## [RAW DATA]
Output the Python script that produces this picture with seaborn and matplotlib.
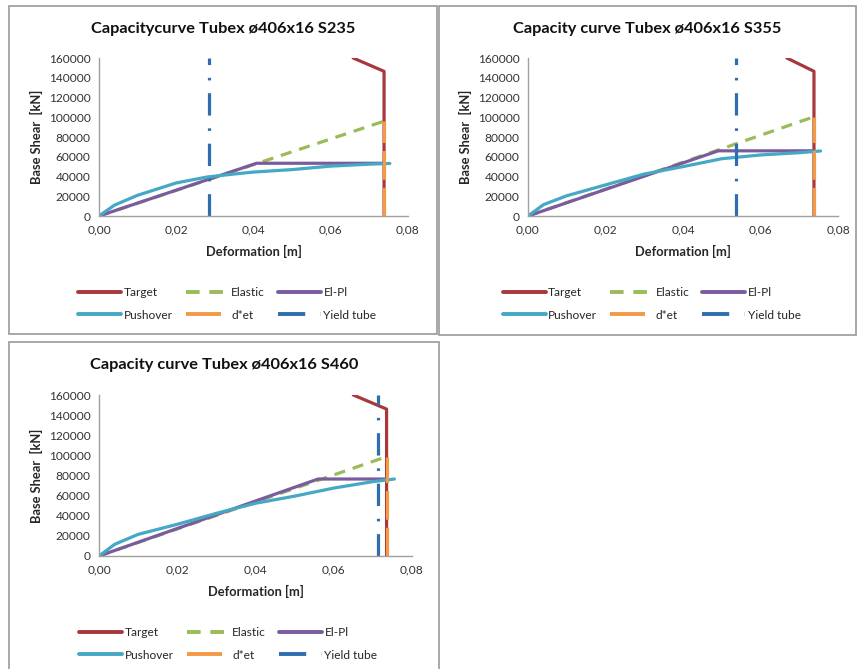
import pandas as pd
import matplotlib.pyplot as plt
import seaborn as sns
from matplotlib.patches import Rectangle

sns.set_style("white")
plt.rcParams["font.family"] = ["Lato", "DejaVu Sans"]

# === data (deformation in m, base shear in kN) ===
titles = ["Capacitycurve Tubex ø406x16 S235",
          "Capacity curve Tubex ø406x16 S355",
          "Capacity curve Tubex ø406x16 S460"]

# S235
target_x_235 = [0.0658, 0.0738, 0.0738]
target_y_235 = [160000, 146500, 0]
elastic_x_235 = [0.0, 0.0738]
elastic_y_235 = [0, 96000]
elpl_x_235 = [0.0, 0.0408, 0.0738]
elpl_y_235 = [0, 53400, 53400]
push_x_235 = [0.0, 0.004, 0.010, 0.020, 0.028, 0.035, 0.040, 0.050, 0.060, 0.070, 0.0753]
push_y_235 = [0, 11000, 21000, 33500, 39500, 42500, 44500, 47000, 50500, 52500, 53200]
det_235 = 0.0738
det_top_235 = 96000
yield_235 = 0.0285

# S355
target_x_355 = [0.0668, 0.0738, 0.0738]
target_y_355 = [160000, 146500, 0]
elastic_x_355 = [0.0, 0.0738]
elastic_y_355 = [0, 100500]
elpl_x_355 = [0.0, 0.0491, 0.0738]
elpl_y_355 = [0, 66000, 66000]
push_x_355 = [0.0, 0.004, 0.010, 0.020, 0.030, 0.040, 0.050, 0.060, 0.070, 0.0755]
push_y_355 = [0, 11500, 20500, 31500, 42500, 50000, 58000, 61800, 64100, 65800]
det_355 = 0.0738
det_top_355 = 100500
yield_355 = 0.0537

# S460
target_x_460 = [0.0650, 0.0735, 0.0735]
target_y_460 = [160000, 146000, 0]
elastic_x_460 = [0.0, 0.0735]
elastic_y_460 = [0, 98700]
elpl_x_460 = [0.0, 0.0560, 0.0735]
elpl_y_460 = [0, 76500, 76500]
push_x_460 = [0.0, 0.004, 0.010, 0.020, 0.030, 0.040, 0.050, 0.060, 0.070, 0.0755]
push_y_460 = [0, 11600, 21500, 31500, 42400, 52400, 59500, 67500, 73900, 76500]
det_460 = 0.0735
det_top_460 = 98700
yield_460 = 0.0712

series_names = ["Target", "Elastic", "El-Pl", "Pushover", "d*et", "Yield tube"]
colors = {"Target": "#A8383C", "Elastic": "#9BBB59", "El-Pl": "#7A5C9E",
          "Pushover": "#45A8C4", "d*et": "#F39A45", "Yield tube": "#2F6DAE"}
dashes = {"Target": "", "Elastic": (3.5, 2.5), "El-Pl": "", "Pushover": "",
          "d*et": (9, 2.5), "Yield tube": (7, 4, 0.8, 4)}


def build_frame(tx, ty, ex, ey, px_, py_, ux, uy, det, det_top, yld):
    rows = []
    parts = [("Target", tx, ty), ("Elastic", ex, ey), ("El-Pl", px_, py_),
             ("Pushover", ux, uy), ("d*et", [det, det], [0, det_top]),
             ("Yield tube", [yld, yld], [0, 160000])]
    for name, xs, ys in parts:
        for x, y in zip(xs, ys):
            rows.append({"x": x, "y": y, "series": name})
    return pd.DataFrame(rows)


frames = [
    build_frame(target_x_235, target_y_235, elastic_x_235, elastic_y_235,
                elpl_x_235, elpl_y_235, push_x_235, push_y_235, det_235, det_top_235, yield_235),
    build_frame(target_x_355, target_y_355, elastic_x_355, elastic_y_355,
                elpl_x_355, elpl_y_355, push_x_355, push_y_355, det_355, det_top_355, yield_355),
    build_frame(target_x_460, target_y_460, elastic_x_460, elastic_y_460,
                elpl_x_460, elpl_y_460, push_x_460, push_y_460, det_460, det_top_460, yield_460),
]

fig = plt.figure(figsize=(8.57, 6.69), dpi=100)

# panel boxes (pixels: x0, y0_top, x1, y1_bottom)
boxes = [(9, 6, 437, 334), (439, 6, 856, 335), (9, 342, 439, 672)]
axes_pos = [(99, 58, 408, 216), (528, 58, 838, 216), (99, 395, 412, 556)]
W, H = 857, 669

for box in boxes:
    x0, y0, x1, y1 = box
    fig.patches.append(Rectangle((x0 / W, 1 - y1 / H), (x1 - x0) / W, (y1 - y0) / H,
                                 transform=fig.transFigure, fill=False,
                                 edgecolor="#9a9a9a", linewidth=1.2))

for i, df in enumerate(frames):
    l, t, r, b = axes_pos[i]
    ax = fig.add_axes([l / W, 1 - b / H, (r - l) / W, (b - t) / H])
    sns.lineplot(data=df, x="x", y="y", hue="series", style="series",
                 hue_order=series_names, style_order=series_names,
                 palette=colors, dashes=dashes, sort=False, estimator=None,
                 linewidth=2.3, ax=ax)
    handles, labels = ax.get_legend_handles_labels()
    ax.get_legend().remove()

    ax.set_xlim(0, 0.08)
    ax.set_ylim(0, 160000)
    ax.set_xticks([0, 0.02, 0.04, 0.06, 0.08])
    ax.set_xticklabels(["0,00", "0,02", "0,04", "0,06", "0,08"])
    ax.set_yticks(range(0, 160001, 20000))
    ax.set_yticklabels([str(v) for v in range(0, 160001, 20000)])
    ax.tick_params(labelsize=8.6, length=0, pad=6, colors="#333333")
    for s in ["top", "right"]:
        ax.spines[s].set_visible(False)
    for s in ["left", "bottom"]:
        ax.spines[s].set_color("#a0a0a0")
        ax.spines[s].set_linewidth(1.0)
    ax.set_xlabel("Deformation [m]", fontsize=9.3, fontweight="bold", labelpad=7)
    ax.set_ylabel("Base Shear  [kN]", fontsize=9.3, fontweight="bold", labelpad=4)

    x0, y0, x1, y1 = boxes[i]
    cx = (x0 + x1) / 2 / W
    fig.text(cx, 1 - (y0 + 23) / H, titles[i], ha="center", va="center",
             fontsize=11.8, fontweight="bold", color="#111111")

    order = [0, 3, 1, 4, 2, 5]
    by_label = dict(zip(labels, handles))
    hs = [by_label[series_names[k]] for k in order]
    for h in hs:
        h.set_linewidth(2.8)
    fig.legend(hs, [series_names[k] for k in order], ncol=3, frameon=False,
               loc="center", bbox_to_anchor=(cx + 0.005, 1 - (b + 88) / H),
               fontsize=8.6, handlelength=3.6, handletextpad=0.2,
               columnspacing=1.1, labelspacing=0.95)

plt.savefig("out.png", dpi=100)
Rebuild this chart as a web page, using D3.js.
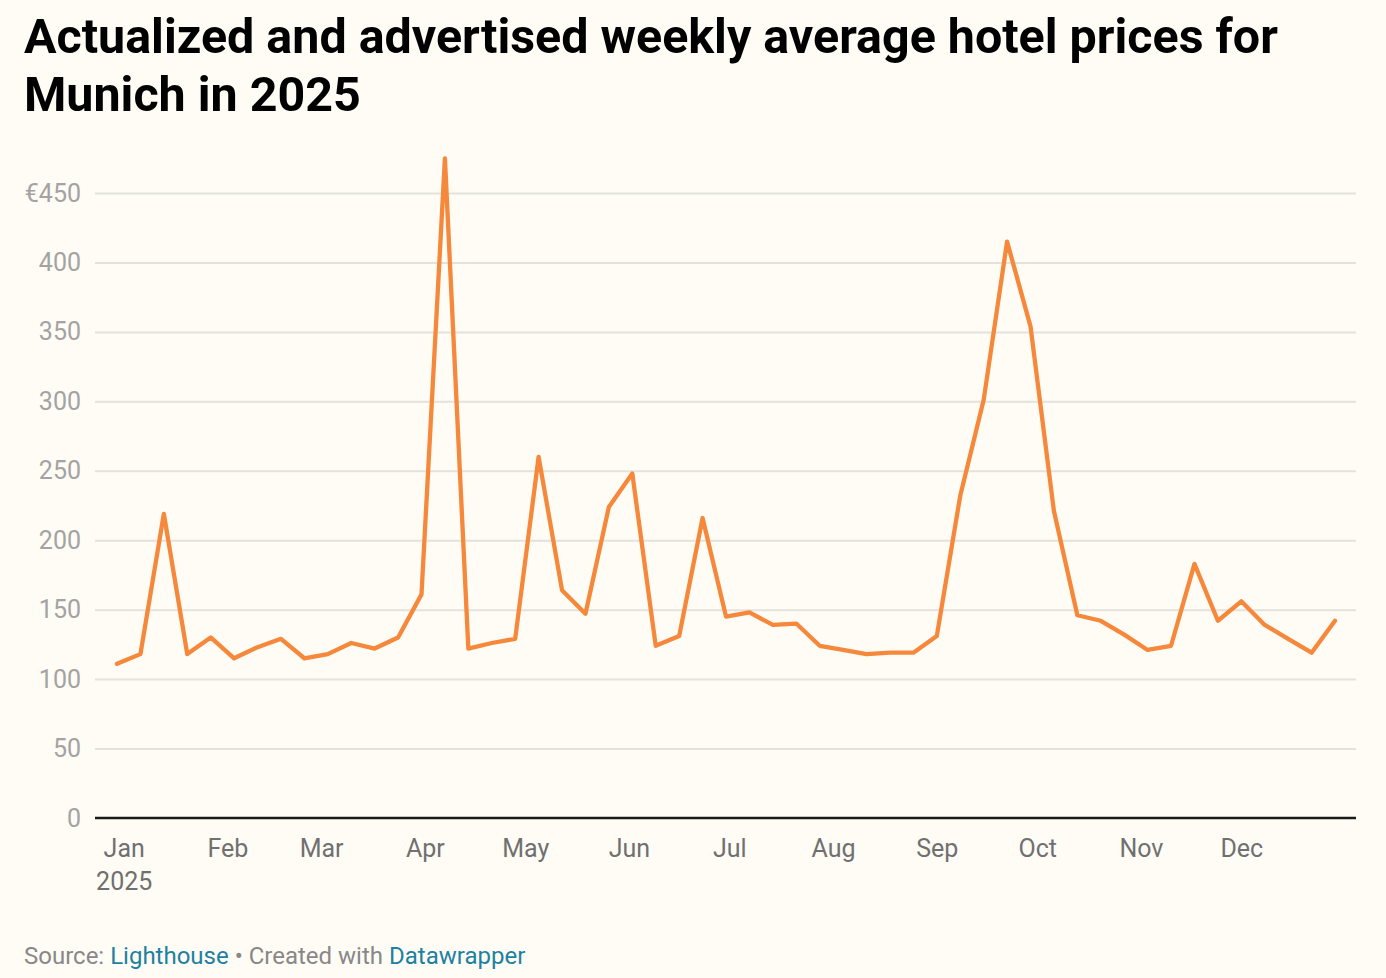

## [GOAL]
Repeat the material above verbatim, with no pictures in the output.

## [PROBLEM SOLUTION]
Output the Python script that produces this picture with seaborn and matplotlib.
import pandas as pd
import matplotlib.pyplot as plt
import seaborn as sns
from matplotlib.patches import Rectangle

sns.set_style("white")
plt.rcParams["font.family"] = ["Lato", "DejaVu Sans"]

# === data (deformation in m, base shear in kN) ===
titles = ["Capacitycurve Tubex ø406x16 S235",
          "Capacity curve Tubex ø406x16 S355",
          "Capacity curve Tubex ø406x16 S460"]

# S235
target_x_235 = [0.0658, 0.0738, 0.0738]
target_y_235 = [160000, 146500, 0]
elastic_x_235 = [0.0, 0.0738]
elastic_y_235 = [0, 96000]
elpl_x_235 = [0.0, 0.0408, 0.0738]
elpl_y_235 = [0, 53400, 53400]
push_x_235 = [0.0, 0.004, 0.010, 0.020, 0.028, 0.035, 0.040, 0.050, 0.060, 0.070, 0.0753]
push_y_235 = [0, 11000, 21000, 33500, 39500, 42500, 44500, 47000, 50500, 52500, 53200]
det_235 = 0.0738
det_top_235 = 96000
yield_235 = 0.0285

# S355
target_x_355 = [0.0668, 0.0738, 0.0738]
target_y_355 = [160000, 146500, 0]
elastic_x_355 = [0.0, 0.0738]
elastic_y_355 = [0, 100500]
elpl_x_355 = [0.0, 0.0491, 0.0738]
elpl_y_355 = [0, 66000, 66000]
push_x_355 = [0.0, 0.004, 0.010, 0.020, 0.030, 0.040, 0.050, 0.060, 0.070, 0.0755]
push_y_355 = [0, 11500, 20500, 31500, 42500, 50000, 58000, 61800, 64100, 65800]
det_355 = 0.0738
det_top_355 = 100500
yield_355 = 0.0537

# S460
target_x_460 = [0.0650, 0.0735, 0.0735]
target_y_460 = [160000, 146000, 0]
elastic_x_460 = [0.0, 0.0735]
elastic_y_460 = [0, 98700]
elpl_x_460 = [0.0, 0.0560, 0.0735]
elpl_y_460 = [0, 76500, 76500]
push_x_460 = [0.0, 0.004, 0.010, 0.020, 0.030, 0.040, 0.050, 0.060, 0.070, 0.0755]
push_y_460 = [0, 11600, 21500, 31500, 42400, 52400, 59500, 67500, 73900, 76500]
det_460 = 0.0735
det_top_460 = 98700
yield_460 = 0.0712

series_names = ["Target", "Elastic", "El-Pl", "Pushover", "d*et", "Yield tube"]
colors = {"Target": "#A8383C", "Elastic": "#9BBB59", "El-Pl": "#7A5C9E",
          "Pushover": "#45A8C4", "d*et": "#F39A45", "Yield tube": "#2F6DAE"}
dashes = {"Target": "", "Elastic": (3.5, 2.5), "El-Pl": "", "Pushover": "",
          "d*et": (9, 2.5), "Yield tube": (7, 4, 0.8, 4)}


def build_frame(tx, ty, ex, ey, px_, py_, ux, uy, det, det_top, yld):
    rows = []
    parts = [("Target", tx, ty), ("Elastic", ex, ey), ("El-Pl", px_, py_),
             ("Pushover", ux, uy), ("d*et", [det, det], [0, det_top]),
             ("Yield tube", [yld, yld], [0, 160000])]
    for name, xs, ys in parts:
        for x, y in zip(xs, ys):
            rows.append({"x": x, "y": y, "series": name})
    return pd.DataFrame(rows)


frames = [
    build_frame(target_x_235, target_y_235, elastic_x_235, elastic_y_235,
                elpl_x_235, elpl_y_235, push_x_235, push_y_235, det_235, det_top_235, yield_235),
    build_frame(target_x_355, target_y_355, elastic_x_355, elastic_y_355,
                elpl_x_355, elpl_y_355, push_x_355, push_y_355, det_355, det_top_355, yield_355),
    build_frame(target_x_460, target_y_460, elastic_x_460, elastic_y_460,
                elpl_x_460, elpl_y_460, push_x_460, push_y_460, det_460, det_top_460, yield_460),
]

fig = plt.figure(figsize=(8.57, 6.69), dpi=100)

# panel boxes (pixels: x0, y0_top, x1, y1_bottom)
boxes = [(9, 6, 437, 334), (439, 6, 856, 335), (9, 342, 439, 672)]
axes_pos = [(99, 58, 408, 216), (528, 58, 838, 216), (99, 395, 412, 556)]
W, H = 857, 669

for box in boxes:
    x0, y0, x1, y1 = box
    fig.patches.append(Rectangle((x0 / W, 1 - y1 / H), (x1 - x0) / W, (y1 - y0) / H,
                                 transform=fig.transFigure, fill=False,
                                 edgecolor="#9a9a9a", linewidth=1.2))

for i, df in enumerate(frames):
    l, t, r, b = axes_pos[i]
    ax = fig.add_axes([l / W, 1 - b / H, (r - l) / W, (b - t) / H])
    sns.lineplot(data=df, x="x", y="y", hue="series", style="series",
                 hue_order=series_names, style_order=series_names,
                 palette=colors, dashes=dashes, sort=False, estimator=None,
                 linewidth=2.3, ax=ax)
    handles, labels = ax.get_legend_handles_labels()
    ax.get_legend().remove()

    ax.set_xlim(0, 0.08)
    ax.set_ylim(0, 160000)
    ax.set_xticks([0, 0.02, 0.04, 0.06, 0.08])
    ax.set_xticklabels(["0,00", "0,02", "0,04", "0,06", "0,08"])
    ax.set_yticks(range(0, 160001, 20000))
    ax.set_yticklabels([str(v) for v in range(0, 160001, 20000)])
    ax.tick_params(labelsize=8.6, length=0, pad=6, colors="#333333")
    for s in ["top", "right"]:
        ax.spines[s].set_visible(False)
    for s in ["left", "bottom"]:
        ax.spines[s].set_color("#a0a0a0")
        ax.spines[s].set_linewidth(1.0)
    ax.set_xlabel("Deformation [m]", fontsize=9.3, fontweight="bold", labelpad=7)
    ax.set_ylabel("Base Shear  [kN]", fontsize=9.3, fontweight="bold", labelpad=4)

    x0, y0, x1, y1 = boxes[i]
    cx = (x0 + x1) / 2 / W
    fig.text(cx, 1 - (y0 + 23) / H, titles[i], ha="center", va="center",
             fontsize=11.8, fontweight="bold", color="#111111")

    order = [0, 3, 1, 4, 2, 5]
    by_label = dict(zip(labels, handles))
    hs = [by_label[series_names[k]] for k in order]
    for h in hs:
        h.set_linewidth(2.8)
    fig.legend(hs, [series_names[k] for k in order], ncol=3, frameon=False,
               loc="center", bbox_to_anchor=(cx + 0.005, 1 - (b + 88) / H),
               fontsize=8.6, handlelength=3.6, handletextpad=0.2,
               columnspacing=1.1, labelspacing=0.95)

plt.savefig("out.png", dpi=100)
Rebuild this chart as a web page, using D3.js.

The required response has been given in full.